An American Bar Association council on Friday watered down DEI requirements for law school accreditation, as the Trump administration and Republican-led states challenge the group’s role in certifying legal education.
Rather than requiring diversity, the ABA is replacing lists of demographic categories with references to federal, state, and local laws that prohibit discrimination, under a vote by the ABA’s accreditation arm. The proposed changes now go out for a comment period.
The goal is to “simplify the requirements and reduce burden on law schools,” according to an ABA memo describing the change. The action also responds to Education Department criticism that the ABA has suspended, though not abolished, diversity, equity and inclusion standards, the memo said.
The ABA is trying to hang on to a role it has held since 1952 as the as the US government’s agency for the accrediting of JD degree programs. The Council of the ABA Section of Legal Education and Admissions to the Bar has accredited and approved 198 institutions and programs that confer JD degrees, according to the ABA website.
President Donald Trump’s administration has challenged the ABA’s accreditation role.
US Federal Trade Commission Chairman Andrew Ferguson in March said that states should stop relying on the ABA to vet and approve law schools. The organization is “effectively” a branch of the Democratic Party he said then, comparing it to the Communist Party of America.
“I find it, in a federal system, extraordinarily strange that we have one single national organization, effectively run out of Washington and New York, decide what it takes to be a good lawyer in Texas, or decide what it takes to be a good lawyer in Florida or Tennessee,” Ferguson said at the March event organized by the Federalist Society, a conservative think-tank.
Then Education Department Acting Assistant Secretary for Civil Rights Craig Trainor sent schools a letter last year telling them to comply with federal law, which does not allow for race- or gender-based policies, or risk losing federal funding. Then Attorney General Pam Bondi also urged the ABA council last year to scrap diversity requirements for law schools or risk losing its accrediting power.
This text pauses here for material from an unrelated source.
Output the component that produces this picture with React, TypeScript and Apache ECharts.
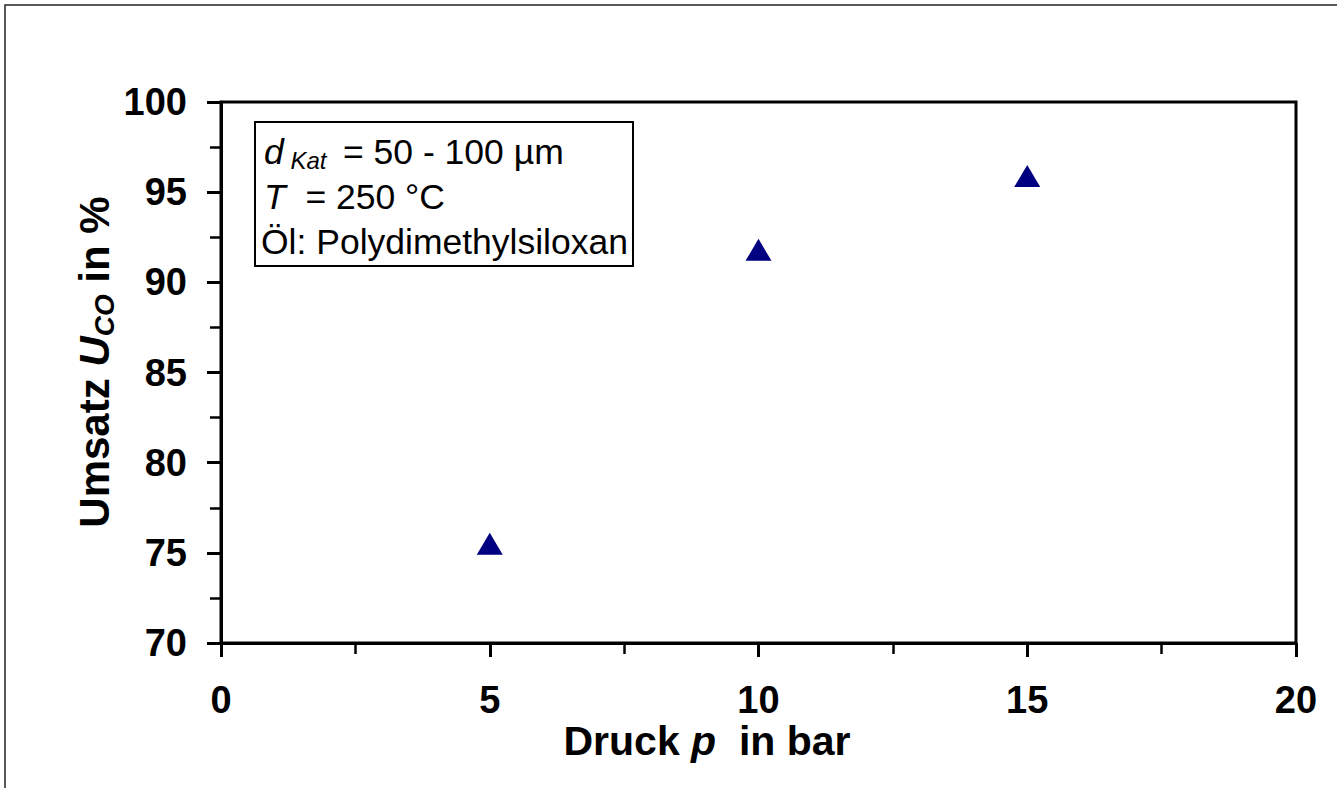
import React, { useEffect, useRef } from "react";
import * as echarts from "echarts";

const pressures = [5, 10, 15];
const conversions = [75.5, 91.8, 95.9];
const xTicks = [0, 5, 10, 15, 20];
const yTicks = [70, 75, 80, 85, 90, 95, 100];

const FONT = "'Liberation Sans', Arial, Helvetica, sans-serif";

export default function App() {
  const ref = useRef<HTMLDivElement>(null);

  useEffect(() => {
    if (!ref.current) return;
    const chart = echarts.init(ref.current, null, { renderer: "svg" });
    const data = pressures.map((p, i) => [p, conversions[i]]);
    chart.setOption({
      animation: false,
      backgroundColor: "#ffffff",
      grid: {
        left: 221,
        right: 41,
        top: 102,
        bottom: 145,
        show: true,
        borderColor: "#000",
        borderWidth: 3,
      },
      xAxis: {
        type: "value",
        min: xTicks[0],
        max: xTicks[xTicks.length - 1],
        interval: 5,
        axisLine: { show: true, onZero: false, lineStyle: { color: "#000", width: 3 } },
        axisTick: { show: true, inside: false, length: 14, lineStyle: { color: "#000", width: 3 } },
        minorTick: { show: true, splitNumber: 2, length: 11, lineStyle: { color: "#000", width: 2.5 } },
        splitLine: { show: false },
        axisLabel: {
          margin: 41,
          color: "#000",
          fontFamily: FONT,
          fontWeight: "bold",
          fontSize: 38,
          lineHeight: 32,
        },
      },
      yAxis: {
        type: "value",
        min: yTicks[0],
        max: yTicks[yTicks.length - 1],
        interval: 5,
        axisLine: { show: true, onZero: false, lineStyle: { color: "#000", width: 3 } },
        axisTick: { show: true, inside: false, length: 14, lineStyle: { color: "#000", width: 3 } },
        minorTick: { show: true, splitNumber: 2, length: 11, lineStyle: { color: "#000", width: 2.5 } },
        splitLine: { show: false },
        axisLabel: {
          margin: 34,
          color: "#000",
          fontFamily: FONT,
          fontWeight: "bold",
          fontSize: 38,
        },
      },
      series: [
        {
          type: "scatter",
          data,
          symbol: "triangle",
          symbolSize: [26, 22],
          itemStyle: { color: "#000080", opacity: 1 },
          z: 5,
        },
      ],
      graphic: [
        {
          type: "rect",
          z: -10,
          silent: true,
          shape: { x: 5, y: 5, width: 1500, height: 1000 },
          style: { fill: "none", stroke: "#222", lineWidth: 1.5 },
        },
        {
          type: "rect",
          z: 10,
          silent: true,
          shape: { x: 255, y: 122, width: 378, height: 144 },
          style: { fill: "#fff", stroke: "#000", lineWidth: 2 },
        },
        {
          type: "text",
          z: 11,
          x: 264,
          y: 152,
          style: {
            text: "{i|d}{s| Kat }{n| = 50 - 100 µm}",
            verticalAlign: "middle",
            fill: "#000",
            font: `35px ${FONT}`,
            rich: {
              i: { fontFamily: FONT, fontSize: 35.5, fontStyle: "italic", lineHeight: 40, verticalAlign: "middle" },
              s: { fontFamily: FONT, fontSize: 24, fontStyle: "italic", lineHeight: 18, verticalAlign: "bottom" },
              n: { fontFamily: FONT, fontSize: 35.5, lineHeight: 40, verticalAlign: "middle" },
            },
          },
        },
        {
          type: "text",
          z: 11,
          x: 264,
          y: 197,
          style: {
            text: "{i|T}{n|  = 250 °C}",
            verticalAlign: "middle",
            fill: "#000",
            font: `35px ${FONT}`,
            rich: {
              i: { fontFamily: FONT, fontSize: 35.5, fontStyle: "italic", lineHeight: 40, verticalAlign: "middle" },
              n: { fontFamily: FONT, fontSize: 35.5, lineHeight: 40, verticalAlign: "middle" },
            },
          },
        },
        {
          type: "text",
          z: 11,
          x: 261,
          y: 242,
          style: {
            text: "Öl: Polydimethylsiloxan",
            verticalAlign: "middle",
            fill: "#000",
            font: `35.5px ${FONT}`,
          },
        },
        {
          type: "text",
          x: 707,
          y: 741,
          style: {
            text: "{b|Druck }{bi|p}{b|  in bar}",
            align: "center",
            verticalAlign: "middle",
            fill: "#000",
            rich: {
              b: { fontFamily: FONT, fontSize: 41, fontWeight: "bold", lineHeight: 34 },
              bi: { fontFamily: FONT, fontSize: 41, fontWeight: "bold", fontStyle: "italic", lineHeight: 34 },
            },
          },
        },
        {
          type: "text",
          x: 94,
          y: 362,
          rotation: Math.PI / 2,
          style: {
            text: "{b|Umsatz }{bi|U}{s|CO}{b| in %}",
            align: "center",
            verticalAlign: "middle",
            fill: "#000",
            rich: {
              b: { fontFamily: FONT, fontSize: 42, fontWeight: "bold", lineHeight: 48, verticalAlign: "middle" },
              bi: { fontFamily: FONT, fontSize: 42, fontWeight: "bold", fontStyle: "italic", lineHeight: 48, verticalAlign: "middle" },
              s: { fontFamily: FONT, fontSize: 28, fontWeight: "bold", fontStyle: "italic", lineHeight: 20, verticalAlign: "bottom" },
            },
          },
        },
      ],
    });
    return () => chart.dispose();
  }, []);

  return (
    <div
      ref={ref}
      style={{ position: "fixed", left: 0, top: 0, width: 1337, height: 788, background: "#fff" }}
    />
  );
}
States are also challenging the ABA’s role.
The Florida Supreme Court in January cleared the way for students from schools not accredited by the ABA to possibly sit for bar exams in the state. That same month, the Texas Supreme Court ended its state’s reliance on the ABA to accredit law schools by finalizing a rule that places the state high court in charge of such designations.
During Friday’s ABA meeting, several council members, including Mary Lu Bilek, Alicia Alvarez and Beto Juarez, opposed the repeal of the DEI mandate. However, a majority voted to send the full repeal to the ABA House of Delegates for a vote in August.
“This vote is not a statement about any individual member’s commitment to diversity or inclusion,” council member Melissa Hart said at the Friday meeting.
The diversity change comes one year after the council suspended another DEI mandate for law schools, so schools were not forced to decide whether to comply with the accreditation system or federal guidance. That suspension ends in August.